Cette année 1892 fut une des plus chargées pour Uzanne. Il menait de front sa revue L'art et l'idée avec les publications en cours de réalisation pour les Bibliophiles contemporains. Au mois de mai 1892, ce sont les Contes Choisis de Maupassant qui doivent occuper une bonne partie de son temps. La publication de ces Contes Choisis ne sera effectivement achevée qu'en novembre 1892. Par ailleurs il commence à présenter, dans le courant de l'année 1892, aux membres de cette société, les premiers plans d'un ouvrage ambitieux : les Contes d'Haraucourt, L'Effort, La Madone, L'Antéchrist, qui verra finalement le jour en 1894 et marquera pour ainsi dire la fin des Bibliophiles contemporains. En lisant ces mêmes annales pour l'année 1892, on s'aperçoit qu'Octave Uzanne demande déjà à cette date à être remplacé à la Présidence de cette société. Il n'y parviendra pas, personne ne souhaitant prendre ce poste. Il restera encore, le temps de parachever les derniers ouvrages en chantier. "Nous devons reconnaître qu'il (Uzanne) n'a pu accomplir cette tâche qu'en nous sacrifiant son temps et ses peines. Puisse notre reconnaissance être un allègement à son dévouement en même temps qu'un encouragement à nous le continuer" ainsi s'exprime Alfred Piat, secrétaire-archiviste des Bibliophiles contemporains, lors de son rapport annuel (novembre 1892).
Pour revenir à ce dîner dont nous n'avons pas trouvé mention dans les annales, lisons l'hypothétique menu : Potages : Bisque et Saint-Germain. Hors d'oeuvre : Beurre, Radis, Crevettes, Concombres. Relevé : Truite saumonée, sauce Noisette et sauce Crevettes. Entrées : Selle de pré-salé aux pois paysanne. Rots : Poulardes truffées à la Périgourdine. Cannetons de Rouen au sang. Salade. Légumes : Asperges à la sauce et haricots verts au beurre. Entremets : Bombes glacées, Gaufres, Fromages, Fruits, Desserts. Vins : Bordeaux, Médoc, Chablis Moutonne, Saint-Julien vieux, Volnay (Hospice), Champagne Montebello. Café et liqueurs. Gageons que les convives furent bien calés ! repus même ! En général les dîners des Bibliophiles contemporains regroupaient une vingtaine à une trentaine de personnes, presque toujours les mêmes (Uzanne s'en plaint dans un courrier annexe). L'assemblée qui suit réunit en général moins d'une soixantaine de personnes, ce qui suffit généralement malgré tout à pouvoir faire voter les motions (dans la digestion générale...).

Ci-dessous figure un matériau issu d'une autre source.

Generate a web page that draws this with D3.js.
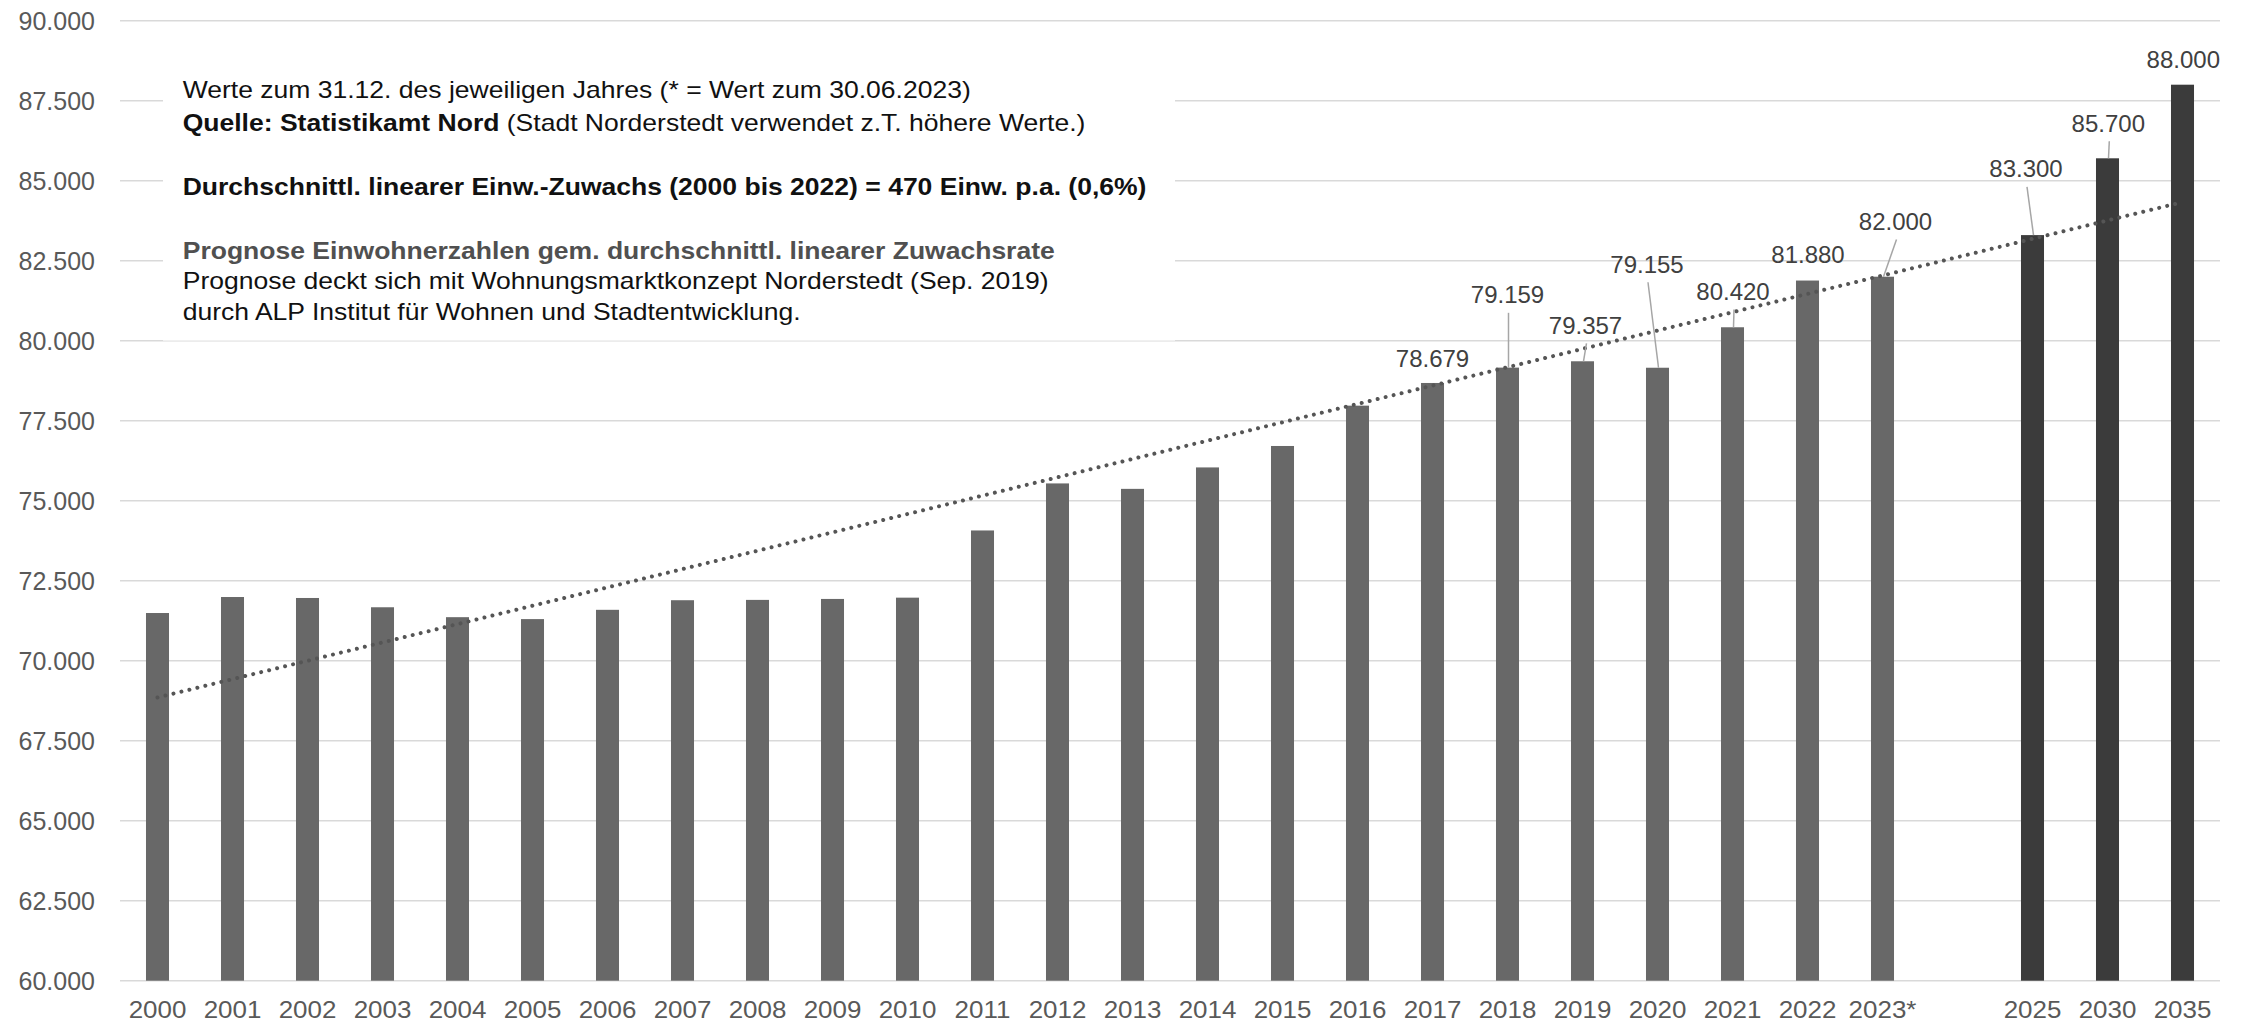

Il nous reste à trouver d'autres informations sur ce dîner du 28 mai 1892.
Concernant l'aspect artistique de ce menu. C'est sans doute le plus beau que nous avons eu l'occasion de voir. Gravé à la pointe sèche (cuivre) et imprimé en noir avec des rehauts de rose et de bleu, le texte du menu étant imprimé typographiquement en rose. Il est signé R. PIGUET pour Rodolphe Piguet.
Rodolphe Piguet, comme nous l'indique Henri Béraldi dans son ouvrages sur les graveurs du XIXe siècle, est un artiste d'origine Suisse, né à Genève en 1840, et qui "grave de belles pointes sèches" (op. cit. p. 280). Piguet avait notamment illustré un livre pour les Amis des Livres d'Eugène Paillet (Société de Bibliophiles concurrente à celle d'Uzanne mais dont la fondation est antérieure de plusieurs années) : Mariages de Paris d'Edmond About (1887) avec 52 illustrations d'après Piguet. Piguet s'était fixé à Paris. Il a donné de nombreux portraits, notamment des portraits de femmes, de mode.
Ce menu gravé pour les Bibliophiles contemporains est une franche réussite mêlant japonisme (masques, fleurs, etc), amour des livres, féminité (il y en eut pourtant si peu chez les Bibliophiles contemporains ...) et art décoratif (bibelots, livres, statuette, etc). Le tirage que nous avons sous les yeux est sur papier du Japon ancien et blanc. Les retouches de couleurs rose et bleu nous semblent faites à posteriori au crayon (par l'artiste ?). L'ensemble est très agréable à l'oeil et le tirage parfait.